Warner goes on about the New York Times press coverage, as well as other coverage from other sources, particularly Rolling Stone who was supportive, describing it in terms of the emerging youth culture that they had already been talking about in their magazine. And that leads to a last point.

  1. Almost immediately upon reflection, it was discussed as a cultural milestone for the Baby Boomers. The Baby Boomers and the emerging youth culture, characterized as "hippies" (even if that wasn't always true), had already been given much discussion in American culture up to that point. Woodstock was seen as something of a "coming out party", so to speak. They were a force to be reckoned with, and while there was some negative coverage and discussion of Woodstock among older Americans, it marked a point where the Baby Boomers, as a generation, could not be held back. The whole event was sort of an analogy for it. The adults in actual Woodstock, New York, had made political moves to get the event cancelled, or at least moved, and the organizers ended up with a last-ditch third option, far from ideal. And it happened anyway. In the mud and the rain. And it's all that anybody was discussing. Half a million of the Baby Boomer generation had shown up despite the "parents" trying to stop it, but it couldn't be stopped. And this was the generation who would be voting and taking over politics and business in the 1970s and beyond.

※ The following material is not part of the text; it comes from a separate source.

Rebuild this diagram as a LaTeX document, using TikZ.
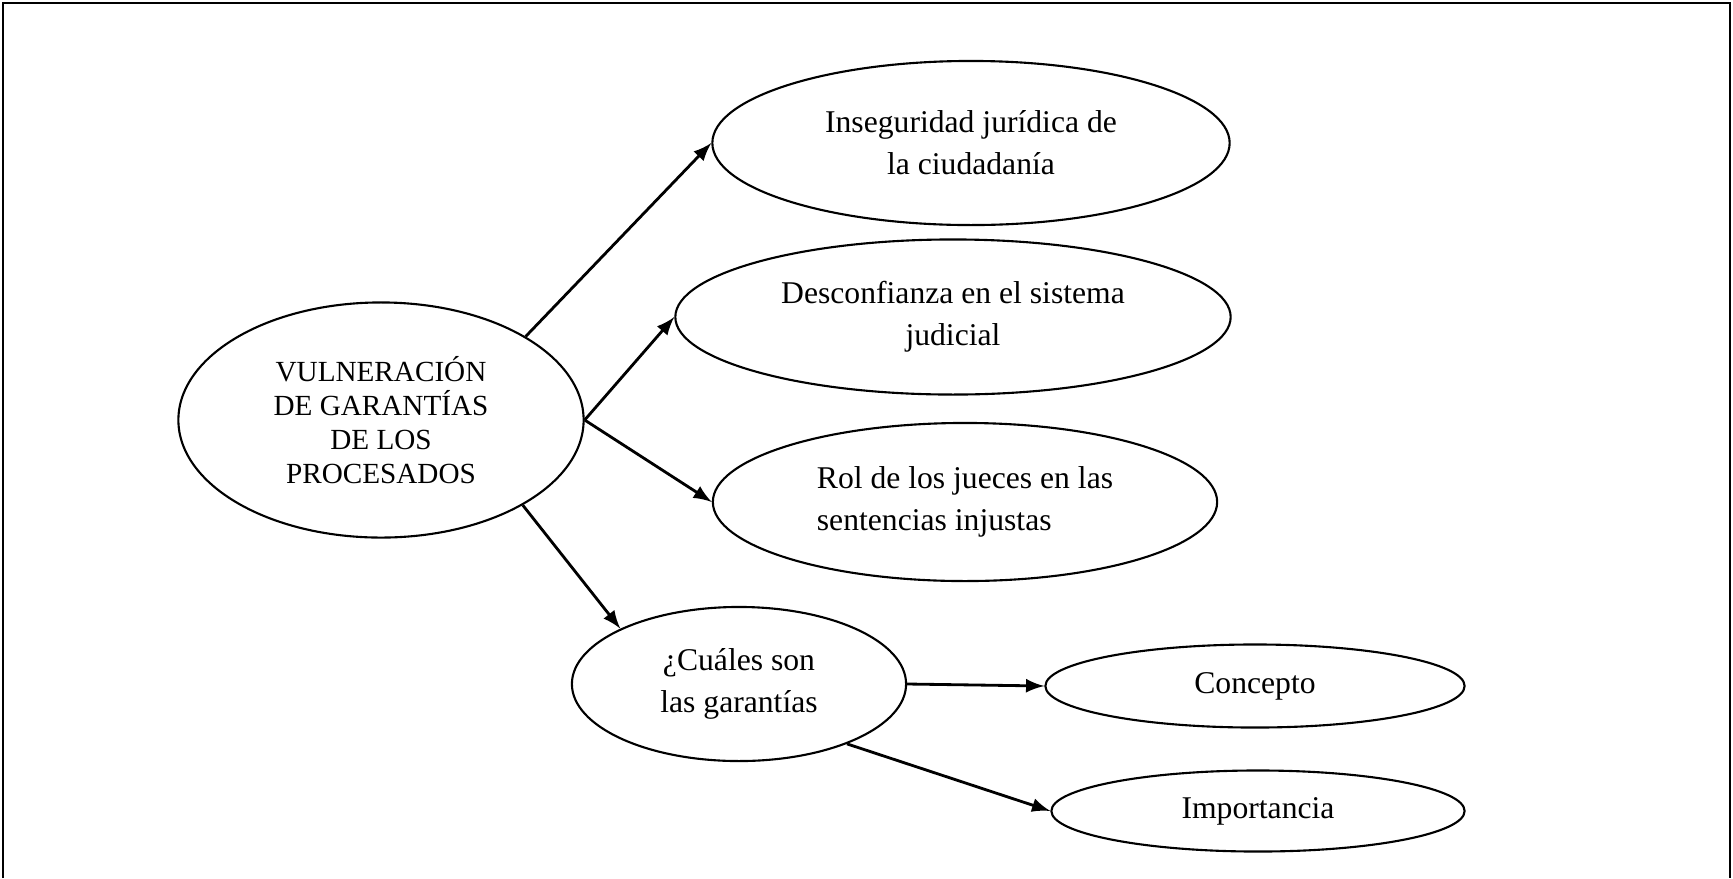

There was much talk about who the Baby Boomers were as a people already, and what the future held as this massive generation reached adulthood. In retrospect, a lot of the characterization was probably wrong, and the characterization may have even created a backlash among the Baby Boomers themselves (they are a much more conservative generation than the 1960s media coverage assumed they were). But at that time, Baby Boomers and the types of young people who chose to attend Woodstock were synonymous in the public mind, so it was recognized as a cultural milestone for the Boomers almost immediately.